* Start PROVIDED DATA *

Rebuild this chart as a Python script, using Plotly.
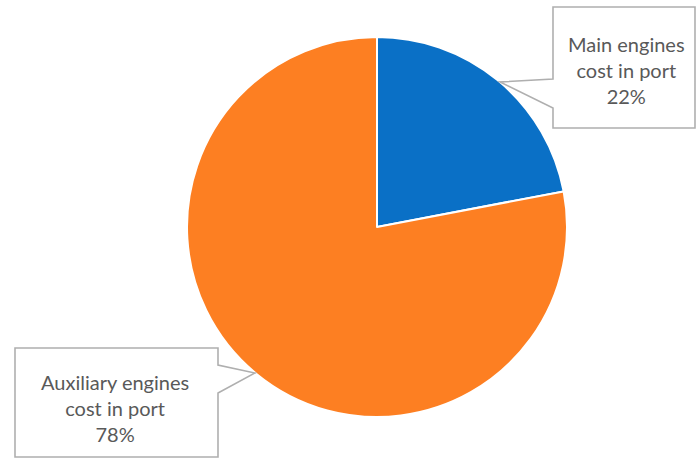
import plotly.graph_objects as go

# Share of port fuel cost by engine type
labels = ["Main engines<br>cost in port", "Auxiliary engines<br>cost in port"]
values = [22, 78]
colors = ["#0A70C6", "#FD7F22"]

W, H = 697, 459
cx, cy, r = 377, 227, 190  # pie centre and radius in pixels

fig = go.Figure(go.Pie(
    labels=labels,
    values=values,
    sort=False,
    direction="clockwise",
    rotation=0,
    textinfo="none",
    hoverinfo="label+percent",
    marker=dict(colors=colors, line=dict(color="white", width=2)),
    domain=dict(x=[(cx - r) / W, (cx + r) / W],
                y=[1 - (cy + r) / H, 1 - (cy - r) / H]),
    showlegend=False,
))


def px(x, y):
    return x / W, 1 - y / H


def callout(points):
    pts = [px(x, y) for x, y in points]
    d = "M " + " L ".join(f"{x:.5f},{y:.5f}" for x, y in pts) + " Z"
    return dict(type="path", xref="paper", yref="paper", path=d,
                fillcolor="white", line=dict(color="#AFAFAF", width=1.6),
                layer="above")


# Callout boxes with pointers towards their slices
main_box = [(553, 7), (695, 7), (695, 128), (553, 128), (553, 108), (500, 82), (553, 79)]
aux_box = [(15, 348), (218, 348), (218, 365), (255, 373), (218, 393), (218, 457), (15, 457)]
fig.update_layout(shapes=[callout(main_box), callout(aux_box)])

total = sum(values)
label_pos = [(626, 70), (115, 408)]
for lab, v, (x, y) in zip(labels, values, label_pos):
    ax, ay = px(x, y)
    fig.add_annotation(
        x=ax, y=ay, xref="paper", yref="paper",
        xanchor="center", yanchor="middle",
        text=f"{lab}<br>{round(100 * v / total)}%",
        showarrow=False, align="center",
        font=dict(family="Lato, Open Sans, sans-serif", size=20, color="#595959"),
    )

fig.update_layout(
    width=W, height=H,
    margin=dict(l=0, r=0, t=0, b=0),
    paper_bgcolor="white", plot_bgcolor="white",
)

fig.write_html("out.html")
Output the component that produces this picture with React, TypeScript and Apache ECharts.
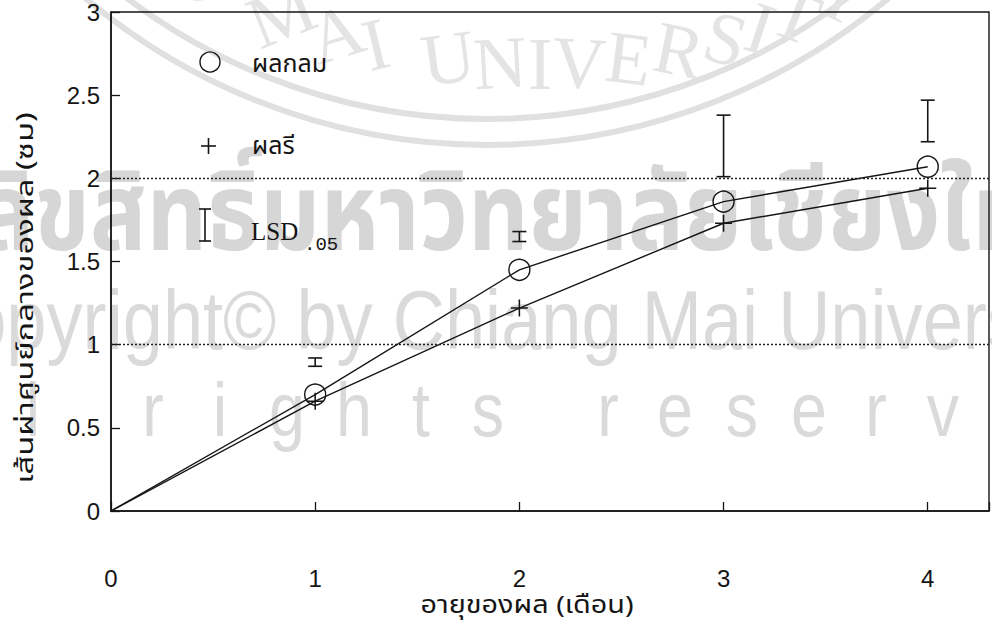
import React, { useEffect, useRef } from "react";
import * as echarts from "echarts";

// Fruit age (months) and mean fruit diameter (cm)
const months = [0, 1, 2, 3, 4];
const roundFruit = [0, 0.7, 1.45, 1.86, 2.07];
const ovalFruit = [0, 0.66, 1.22, 1.73, 1.94];
// LSD(.05) bars: lower and upper ends at each month
const lsdMonths = [1, 2, 3, 4];
const lsdLow = [0.87, 1.62, 2.01, 2.22];
const lsdHigh = [0.92, 1.68, 2.38, 2.47];
const xTicks = [0, 1, 2, 3, 4];
const yTicks = [0, 0.5, 1, 1.5, 2, 2.5, 3];
const refLines = [1, 2];

const labels = {
  round: "ผลกลม",
  oval: "ผลรี",
  lsd: "LSD",
  lsdSub: ".05",
  xName: "อายุของผล (เดือน)",
  yName: "เส้นผ่าศูนย์กลางของผล (ซม)",
};

const INK = "#151515";
const WM = "#dadada";
const THAI = "'Noto Sans Thai', 'Noto Sans Thai Looped', 'Loma', 'Garuda', 'Norasi', 'Tlwg Typist', 'DejaVu Sans', sans-serif";
const NUM = "'Liberation Sans', Arial, sans-serif";
const PLUS = "path://M4.55,0 h0.9 v4.55 h4.55 v0.9 h-4.55 v4.55 h-0.9 v-4.55 h-4.55 v-0.9 h4.55 z";

// approximate advance widths of the seal's serif capitals
const sealWidth: Record<string, number> = {
  C: 50, H: 54, I: 28, A: 54, N: 52, G: 54, " ": 34, M: 62, U: 52, V: 50, E: 50, R: 52, S: 44, T: 48, Y: 52,
};

function watermark(): any[] {
  const els: any[] = [];
  const base = { z: -10, silent: true };
  // university seal rings
  [596, 622].forEach((r) => {
    els.push({
      ...base,
      type: "arc",
      shape: { cx: 487, cy: -477, r, startAngle: 0, endAngle: Math.PI },
      style: { stroke: "#e0e0e0", lineWidth: 6, fill: null },
    });
  });
  // seal lettering along the lower arc, tops facing the seal centre
  const seal = "CHIANG MAI UNIVERSITY".split("");
  const cx = 540;
  const rr = 700;
  const cy = 64 - rr;
  const anchor = 13;
  const centres: number[] = [];
  let acc = 0;
  seal.forEach((ch, i) => {
    if (i > 0) acc += sealWidth[seal[i - 1]] / 2 + sealWidth[ch] / 2;
    centres.push(acc);
  });
  const zero = centres[anchor];
  seal.forEach((ch, i) => {
    if (ch === " ") return;
    const s = centres[i] - zero;
    const phi = Math.PI / 2 - s / rr;
    els.push({
      ...base,
      type: "text",
      x: cx + rr * Math.cos(phi),
      y: cy + rr * Math.sin(phi),
      rotation: phi - Math.PI / 2,
      style: {
        text: ch,
        font: "74px 'Liberation Serif', serif",
        fill: "#e4e4e4",
        align: "center",
        verticalAlign: "middle",
      },
    });
  });
  els.push({
    ...base,
    type: "text",
    x: -22,
    y: 163,
    scaleX: 0.94,
    scaleY: 1.08,
    style: {
      text: "ลิขสิทธิ์มหาวิทยาลัยเชียงใหม่",
      font: "bold 100px " + THAI,
      fill: "#d6d6d6",
      verticalAlign: "top",
    },
  });
  els.push({
    ...base,
    type: "text",
    x: -86,
    y: 278,
    scaleX: 0.86,
    style: {
      text: "Copyright© by Chiang Mai University",
      font: "84px " + NUM,
      fill: WM,
      verticalAlign: "top",
    },
  });
  let px = 153 - (67 * 3 + 53);
  "All rights reserved".split("").forEach((ch) => {
    if (ch !== " ") {
      els.push({
        ...base,
        type: "text",
        x: px,
        y: 372,
        scaleX: 0.85,
        style: {
          text: ch,
          font: "76px " + NUM,
          fill: WM,
          align: "center",
          verticalAlign: "top",
        },
      });
      px += 67;
    } else {
      px += 53;
    }
  });
  return els;
}

function legend(): any[] {
  const st = { stroke: INK, lineWidth: 1.6 };
  return [
    {
      type: "circle",
      z: 20,
      shape: { cx: 210, cy: 62, r: 10 },
      style: { fill: null, stroke: INK, lineWidth: 1.4 },
    },
    {
      type: "text",
      z: 20,
      x: 252,
      y: 64,
      style: { text: labels.round, font: "25px " + THAI, fill: INK, verticalAlign: "middle" },
    },
    {
      type: "group",
      z: 20,
      children: [
        { type: "line", shape: { x1: 201, y1: 146, x2: 216, y2: 146 }, style: st },
        { type: "line", shape: { x1: 208.5, y1: 138, x2: 208.5, y2: 154 }, style: st },
      ],
    },
    {
      type: "text",
      z: 20,
      x: 252,
      y: 146,
      style: { text: labels.oval, font: "25px " + THAI, fill: INK, verticalAlign: "middle" },
    },
    {
      type: "group",
      z: 20,
      children: [
        { type: "line", shape: { x1: 205, y1: 209, x2: 205, y2: 241 }, style: st },
        { type: "line", shape: { x1: 199, y1: 209, x2: 211, y2: 209 }, style: st },
        { type: "line", shape: { x1: 199, y1: 241, x2: 211, y2: 241 }, style: st },
      ],
    },
    {
      type: "text",
      z: 20,
      x: 251,
      y: 231,
      style: { text: labels.lsd, font: "25px 'Liberation Serif', serif", fill: INK, verticalAlign: "middle" },
    },
    {
      type: "text",
      z: 20,
      x: 304,
      y: 245,
      style: { text: labels.lsdSub, font: "19px 'Liberation Mono', monospace", fill: INK, verticalAlign: "middle" },
    },
  ];
}

function axisTitles(): any[] {
  return [
    {
      type: "text",
      z: 20,
      x: 527,
      y: 606,
      scaleX: 1.2,
      style: { text: labels.xName, font: "24px " + THAI, fill: INK, align: "center", verticalAlign: "middle" },
    },
    {
      type: "text",
      z: 20,
      x: 26,
      y: 298,
      rotation: Math.PI / 2,
      scaleX: 1.42,
      style: { text: labels.yName, font: "23px " + THAI, fill: INK, align: "center", verticalAlign: "middle" },
    },
  ];
}

export default function App() {
  const ref = useRef<HTMLDivElement>(null);

  useEffect(() => {
    if (!ref.current) return;
    const chart = echarts.init(ref.current, undefined, { renderer: "svg" });

    const lsdData = lsdMonths.map((m, i) => [m, lsdLow[i], lsdHigh[i]]);
    // the origin is a plain line start, without a marker
    const points = (vals: number[]) =>
      months.map((m, i) => (m === 0 ? { value: [m, vals[i]], symbol: "none" } : { value: [m, vals[i]] }));

    chart.setOption({
      animation: false,
      backgroundColor: "#ffffff",
      grid: {
        left: 111,
        right: 2,
        top: 12,
        bottom: 115,
        show: true,
        borderColor: INK,
        borderWidth: 1.4,
        backgroundColor: "transparent",
      },
      xAxis: {
        type: "value",
        min: 0,
        max: 4.3,
        interval: 1,
        axisLine: { lineStyle: { color: INK, width: 1.5 } },
        axisTick: { inside: true, length: 9, lineStyle: { color: INK, width: 1.3 } },
        axisLabel: {
          margin: 55,
          fontFamily: NUM,
          fontSize: 24,
          color: INK,
          formatter: (v: number) => (xTicks.includes(v) ? String(v) : ""),
        },
        splitLine: { show: false },
      },
      yAxis: {
        type: "value",
        min: 0,
        max: 3,
        interval: 0.5,
        axisLine: { lineStyle: { color: INK, width: 1.5 } },
        axisTick: { inside: true, length: 9, lineStyle: { color: INK, width: 1.3 } },
        axisLabel: {
          margin: 11,
          fontFamily: NUM,
          fontSize: 24,
          color: INK,
          formatter: (v: number) => (yTicks.includes(v) ? String(v) : ""),
        },
        splitLine: { show: false },
      },
      graphic: [...watermark(), ...legend(), ...axisTitles()],
      series: [
        {
          name: labels.round,
          type: "line",
          data: points(roundFruit),
          symbol: "circle",
          symbolSize: 21,
          itemStyle: { color: "transparent", borderColor: INK, borderWidth: 1.4 },
          lineStyle: { color: INK, width: 1.4 },
          markLine: {
            silent: true,
            symbol: "none",
            label: { show: false },
            lineStyle: { color: "#222", type: [2, 2], width: 1.3 },
            data: refLines.map((v) => ({ yAxis: v })),
          },
          z: 3,
        },
        {
          name: labels.oval,
          type: "line",
          data: points(ovalFruit),
          symbol: PLUS,
          symbolSize: 17,
          itemStyle: { color: INK },
          lineStyle: { color: INK, width: 1.4 },
          z: 3,
        },
        {
          name: labels.lsd,
          type: "custom",
          data: lsdData,
          renderItem: (params: any, api: any) => {
            const x = api.value(0);
            const top = api.coord([x, api.value(2)]);
            const bot = api.coord([x, api.value(1)]);
            const w = 7;
            const st = { stroke: INK, lineWidth: 1.6 };
            return {
              type: "group",
              children: [
                { type: "line", shape: { x1: top[0], y1: top[1], x2: bot[0], y2: bot[1] }, style: st },
                { type: "line", shape: { x1: top[0] - w, y1: top[1], x2: top[0] + w, y2: top[1] }, style: st },
                { type: "line", shape: { x1: bot[0] - w, y1: bot[1], x2: bot[0] + w, y2: bot[1] }, style: st },
              ],
            };
          },
          z: 3,
        },
      ],
    });

    return () => chart.dispose();
  }, []);

  return (
    <div
      ref={ref}
      style={{ position: "fixed", left: 0, top: 0, width: 992, height: 626 }}
    />
  );
}
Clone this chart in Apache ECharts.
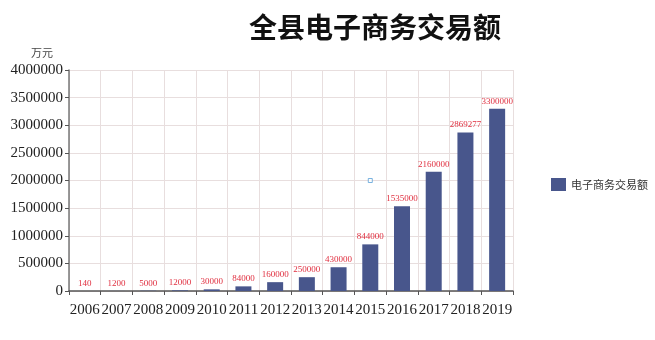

* End PROVIDED DATA *

▸ **AIM OF THE EXERCISE**:
Lines holding the word "Apache" in the entries above are the ones to pull out. Copy them all.

▸ **FULL OUTPUT**:
Output the component that produces this picture with React, TypeScript and Apache ECharts.
Clone this chart in Apache ECharts.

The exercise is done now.